The SCO Group has been threatening corporate Linux users with legal action unless they obtain a license for its intellectual property, but until now, businesses have been unable to buy that license.
The Lindon, Utah, company last week began selling its SCO Intellectual Property License for Linux, a run-time license that lets buyers use the companys intellectual property that is contained in Linux distributions, company officials told eWEEK. SCO, which is suing IBM for more than $3 billion and says Linux is an illegal derivative of Unix, announced the license last month. The license protects customers using Linux 2.4 and Linux 2.5 kernels from infringing on SCO intellectual property rights, officials said.

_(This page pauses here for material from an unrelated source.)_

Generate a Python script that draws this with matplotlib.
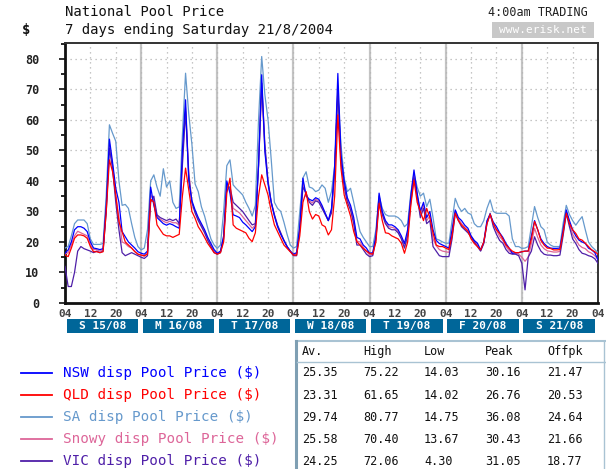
import matplotlib
matplotlib.use('Agg')
import matplotlib.pyplot as plt
from matplotlib.patches import Rectangle
from matplotlib.lines import Line2D
from matplotlib.ticker import MultipleLocator
import numpy as np

# ---------------- data (hourly, starting Sun 15/08 04:00) ----------------
nsw = [16.3,17.4,20,24,25,25,24.5,23.4,20,18,17.8,17.5,17.8,32,53.7,46,37.6,33,23.4,21.7,20,19,18,16.8,
       16.3,16,17,38,32,28,27,26,25.5,26,25.6,25,24.5,50,66.6,40,33.5,30.5,28,26,24,21.5,19.5,17.5,
       16.3,17,22,40,36,28.9,28.5,28,26.5,25.6,24.5,23.4,25,45,74.8,49.6,39,33,28.5,25,22.5,20.5,18.5,17,
       16,16.5,25,40.9,35,34,33.5,34.5,34,32,29.5,27,31,45,75.22,48.5,40,34.5,32,28,21.5,21,19,18,
       16.3,16.5,22,36,30,27,25.6,25.6,25,24,22,19.5,24,35,43.6,36,30,33,28,30,24,20.5,19.5,19,
       18.5,18,24,30.5,28,27,25.5,24.5,22,20.5,19.6,17.4,20,27,29,26.5,25,23,21.5,19.5,18,16.3,16.5,16.5,
       16.8,17,17,22,27,24,21,19.5,18.5,18,17.9,17.9,18,24,30.5,27,24,22,20.6,20,19.5,18,17.4,16.5,
       14.1]
qld = [15.7,15.2,18,21.2,22.3,22.3,22,21.2,18.5,16.8,16.8,16.5,16.8,30,46.9,43,35.4,26.7,23.4,20,19,18,16.8,16,
       15.7,15.5,16,34,33,25.6,24,22.5,22,22,21.5,22,22.5,35,44.2,37,30,27.8,25,23.4,21.5,19.5,18,16.5,
       16,16.5,20,36,40.9,25.6,24.5,24,23.5,23,21.2,20.1,23,35,42,38.7,35.4,30,25.6,23.4,21.2,19,17.9,16.8,
       15.7,15.7,22,33,36.5,30,27.5,29,28.5,25.6,25,22.3,24,35,61.65,44,35.4,32,28.5,23.4,20.1,19,17.9,17,
       16.3,16,20,32.7,27,23,22.8,22,21.5,21,19.6,16.3,20,32,40.3,33,30,27,31,28,23,19,18.5,18.5,
       18,17.5,22,29.4,27,25.5,24.5,23.5,21,19.5,18.5,17.4,20,26,29,26,24,22.8,21,19,17.9,17,16.5,16.5,
       16.8,17,17,21,26.7,24,20.5,19,18,17.9,17.4,17.4,17.5,23,29.4,26,24,22.8,21,20.6,19.6,18.5,17.4,16.8,
       16.0]
sa = [18,18.5,22,26,27.2,27.2,27.2,26,21,19.2,19.2,19.2,19.5,35.4,58.4,55.6,53,40,32,32.3,31,26,21.5,18.5,
      17.4,18,24,40,42,38,35,44,38,40,33,31,31.5,55,75.3,62,52,39,36.5,31.5,28.5,24.5,21,19,
      17.9,19,30,45,46.9,38.7,37.5,36.5,35.4,33,31,28.5,32,60,80.77,68.2,60,47,33,31,30,26.5,22.5,19,
      18,18.5,30,41,43,38,37.6,36.5,37,38.7,37.6,33,36.5,45,68.2,51.8,40.9,36.5,37.6,33,28,23.4,21.5,20,
      18.5,18.5,24,35,31,29,28.5,28.5,28.5,28,27,25,26,36,42.5,38,35,36,31.6,34,28,21,20.6,20,
      19.6,19.6,27,34.3,31.6,30,31,29.5,29,26,25,25,27,31,33.8,30,29.4,29.4,29.4,29.4,28.5,21,18.5,18.5,
      17.9,18,18.5,25,31.6,28,25,24,20,19,18.5,18.5,18.5,26,32,29,27,25.5,27,28.3,24,20,18.5,17.5,
      16.5]
snowy = [16,16.5,19,22,23.5,23,22.5,22,19,17.5,17.5,17,17.5,31,52,45,35,28,20,19.5,18.5,18,17,16,
         15.7,15.3,16.5,35.5,33.5,28.5,27.5,26.8,26.3,26.8,26.3,26.3,25.5,47,64,43,33,30,27.5,25.5,23.5,21,19,17,
         16.2,16.8,21.5,39,37,31,30.3,29.5,28.3,27,25.8,24.5,25.5,45,70.4,50.5,39.5,33,28.8,25.3,22.8,20.5,18.5,17,
         15.8,16,24.5,39.5,35.5,33.5,32.8,34,33.5,31.5,29.3,27,30.3,44,69,47,39,33.8,31.3,27,20.3,20,18.3,17,
         15.8,16,21.5,35,29.5,26.5,25,24.8,24.5,23.5,21.5,18.8,23,34,42.3,35.5,29,32,27,28.5,21,18.8,17.5,17,
         16.8,16.6,22.5,30,27.5,26,24.8,23.8,21.8,20.3,19,17.2,19.8,26.5,29.2,25.8,23.8,21.8,20.5,18.5,17.2,16.2,16.2,16,
         15,13.67,15,19.5,24.5,21.5,19,17.8,17.1,16.9,16.7,16.7,16.9,23,30,26,22.5,20.8,19,18.2,17.8,16.8,16.3,15.5,
         14.3]
vic = [12,5.4,5.4,10,17,18.5,17.8,17.4,17,16.5,17,16.5,17,30,50.7,44,33,24,16.5,15.5,16,16.5,16,15.5,
       15,14.6,15.5,33,35,28.9,28,27.5,27,27.5,27,27.5,26,45,62.7,42,33,29.5,27,25,23,20.5,18.5,16.5,
       16,16.5,21,38,38,33,32,31,30,28.5,27,25.6,26,45,72.06,52,40,33,29,25.5,23,20.5,18.5,17,
       15.5,15.5,24,38,36,33,32,33.5,33,31,29,27,29.5,43,70,46,38,33,30.5,26,19,19,17.5,16,
       15.2,15.5,21,34,29,26,24.5,24,24,23,21,18,22,33,41,35,28,31,26,27,18.5,17,15.5,15.2,
       15.2,15.2,21,29.4,27,25,24,23,21.7,20,18.5,17,19.5,26,29.4,25,22.5,20.5,19.6,17.5,16.3,16,16,15.5,
       13,4.3,15,17,21.7,19,17,16,15.7,15.7,15.5,15.5,15.7,22,29.4,25,21,19.5,17.5,16.3,16,15.5,15.2,14.5,
       13.0]

series_names = ['NSW disp Pool Price ($)', 'QLD disp Pool Price ($)', 'SA disp Pool Price ($)',
                'Snowy disp Pool Price ($)', 'VIC disp Pool Price ($)']
series_vals = [nsw, qld, sa, snowy, vic]
series_colors = ['#0000ff', '#ff0000', '#6699cc', '#dd6699', '#4f1fa8']

day_labels = ['S 15/08', 'M 16/08', 'T 17/08', 'W 18/08', 'T 19/08', 'F 20/08', 'S 21/08']
hour_labels = ['04', '12', '20']

stat_headers = ['Av.', 'High', 'Low', 'Peak', 'Offpk']
stat_rows = [['25.35', '75.22', '14.03', '30.16', '21.47'],
             ['23.31', '61.65', '14.02', '26.76', '20.53'],
             ['29.74', '80.77', '14.75', '36.08', '24.64'],
             ['25.58', '70.40', '13.67', '30.43', '21.66'],
             ['24.25', '72.06', '4.30', '31.05', '18.77']]

# ---------------- figure ----------------
FONT = 'DejaVu Sans Mono'
plt.rcParams['font.family'] = [FONT, 'DejaVu Sans']

W, H = 606, 469
fig = plt.figure(figsize=(W / 100, H / 100), dpi=100)


def fx(px):
    return px / W


def fy(py):
    return 1 - py / H


ax = fig.add_axes([fx(65), fy(303), fx(598) - fx(65), fy(43) - fy(303)])

hours = np.arange(len(nsw))
ndays = len(day_labels)
xmax = ndays * 24

# grid
tick_pos = np.arange(0, xmax + 1, 8)
ax.set_xticks(tick_pos)
ax.set_xticklabels(hour_labels * ndays + [hour_labels[0]])
ax.set_xlim(0, xmax)
ax.set_ylim(0, 85.2)
ax.set_yticks(np.arange(0, 81, 10))
ax.yaxis.set_minor_locator(MultipleLocator(5))
ax.grid(True, which='major', linestyle=(0, (1, 3)), color='#b4b4b4', linewidth=0.9)
for d in range(1, ndays):
    ax.axvline(d * 24, color='#c4c4c4', linewidth=1.6, zorder=1)

# draw series (SA, Snowy, VIC, NSW, QLD order)
order = [2, 3, 4, 0, 1]
for i in order:
    ax.plot(hours, series_vals[i], color=series_colors[i], linewidth=0.9, zorder=3)

for s in ['left', 'bottom']:
    ax.spines[s].set_linewidth(2.0)
    ax.spines[s].set_color('#111111')
for s in ['top', 'right']:
    ax.spines[s].set_linewidth(1.4)
    ax.spines[s].set_color('#333333')

ax.tick_params(axis='x', length=0, pad=4, labelsize=8, colors='#444444')
ax.tick_params(axis='y', which='major', direction='out', length=4.5, width=1.3, pad=14,
               labelsize=8.5, colors='#222222')
ax.tick_params(axis='y', which='minor', direction='out', length=3, width=1.2)
for lab in ax.get_yticklabels() + ax.get_xticklabels():
    lab.set_fontweight('bold')

# day boxes
for d, lab in enumerate(day_labels):
    ax.add_patch(Rectangle((d * 24 + 0.5, -0.117), 22.5, 0.056,
                           transform=ax.get_xaxis_transform(), clip_on=False,
                           facecolor='#006699', edgecolor='none'))
    ax.text(d * 24 + 11.75, -0.089, lab, transform=ax.get_xaxis_transform(),
            ha='center', va='center', color='white', fontsize=8, fontweight='bold')

# titles
fig.text(fx(65), fy(12), 'National Pool Price', fontsize=10, va='center', ha='left', color='#111111')
fig.text(fx(65), fy(30), '7 days ending Saturday 21/8/2004', fontsize=10, va='center', ha='left',
         color='#111111')
fig.text(fx(22), fy(30), '$', fontsize=10, va='center', ha='left', fontweight='bold', color='#111111')
fig.text(fx(588), fy(13), '4:00am TRADING', fontsize=8.5, va='center', ha='right', color='#222222')
fig.add_artist(Rectangle((fx(492), fy(38)), fx(594) - fx(492), fy(22) - fy(38),
                         transform=fig.transFigure, facecolor='#c8c8c8', edgecolor='none'))
fig.text(fx(543), fy(30), 'www.erisk.net', fontsize=8, va='center', ha='center', color='white')

# legend
row_y = [373, 395, 417, 439, 461]
for i, name in enumerate(series_names):
    fig.add_artist(Line2D([fx(21), fx(52)], [fy(row_y[i]), fy(row_y[i])],
                          transform=fig.transFigure, color=series_colors[i], linewidth=1.3))
    fig.text(fx(63), fy(row_y[i]), name, fontsize=10.3, va='center', ha='left', color=series_colors[i])

# table
tcol = '#a9c3d3'
fig.add_artist(Line2D([fx(296), fx(606)], [fy(341), fy(341)], transform=fig.transFigure,
                      color=tcol, linewidth=1.5))
fig.add_artist(Line2D([fx(296), fx(296)], [fy(341), fy(469)], transform=fig.transFigure,
                      color='#7f9fb3', linewidth=2.2))
fig.add_artist(Line2D([fx(297), fx(606)], [fy(362), fy(362)], transform=fig.transFigure,
                      color=tcol, linewidth=1.0))
fig.add_artist(Line2D([fx(604), fx(604)], [fy(341), fy(469)], transform=fig.transFigure,
                      color=tcol, linewidth=1.0))
col_x = [302, 363, 424, 485, 547]
for j, hdr in enumerate(stat_headers):
    fig.text(fx(col_x[j]), fy(351), hdr, fontsize=8.5, va='center', ha='left', color='#111111')
for i, row in enumerate(stat_rows):
    for j, val in enumerate(row):
        fig.text(fx(col_x[j]), fy(row_y[i]), val, fontsize=8.5, va='center', ha='left', color='#111111')

fig.savefig('out.png', dpi=100)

Despite the availability of the new license, some Linux users have been unable to obtain one—or, in some cases, even inquire about it. Linux reseller Gary Sandine, chief technology officer at Los Alamos Computers, in Los Alamos, N.M., which owns and ships many GNU Linux computers, said that despite numerous calls to SCO, he has been unable to talk directly to a salesperson.
"I have called SCO three times, and each time, an operator took my contact info and said I would get a call back. But I have heard nothing. The operator said there were legal concerns that have held up the release of the licenses," Sandine said. "I was told that as soon as the concerns are resolved and the licenses are released for purchase, the sales staff will begin returning calls."
SCO Director Blake Stowell said the company is willing to negotiate pricing, especially for site- and volume-licensing users. Stowell said there has been a delay in issuing the licenses. "Since we announced that the license was available, we have been taking orders from various companies and customers interested in purchasing them," he said. "As of Tuesday [Sept. 2], we actually began making the license available. Selling it and mailing it to someone is not something weve actually done as yet, but as of today we are able to do that."
Stowell said SCO was careful in crafting the license to avoid giving users the impression that "we were giving them a Unix license with carte-blanche availability to do whatever they wanted to with the code." SCO also wants customers to be aware that the license is a binary, run-time-only license to the Unix code found in Linux. It does not give them the right to change that code or contribute it to other programs, Stowell said.
SCO got more than 900 calls the first week after announcing the licensing program, Stowell said. Of those, 300 were serious inquiries that could immediately be followed up on, he said, adding that he did not have the figure for all the calls received to date. Some calls were from large companies, but none were Fortune 500-size companies, he said. And while Stowell said its too early to discuss legal action against companies running Linux without a license, he said SCO wont be shy about it, either. "[While] we are not hellbent on suing someone, we are willing to take that step against any company that is not willing to comply with our copyrights by taking out a license," he said.
Los Alamos Computers Sandine said that given the lack of information available, it would be "irresponsible of any business owner to send $699 per CPU to SCO."
"SCO must understand how theres no way anyone will send them anything until it comes to court," Sandine said. "Thats why I want to speak to a sales rep and ask questions." Major Linux vendors such as Red Hat Inc. and SuSE Linux, as well as the Free Software Foundation and the Open Source Development Lab, back Sandines view. They say Linux users have no reason to buy a license and should refrain from doing so.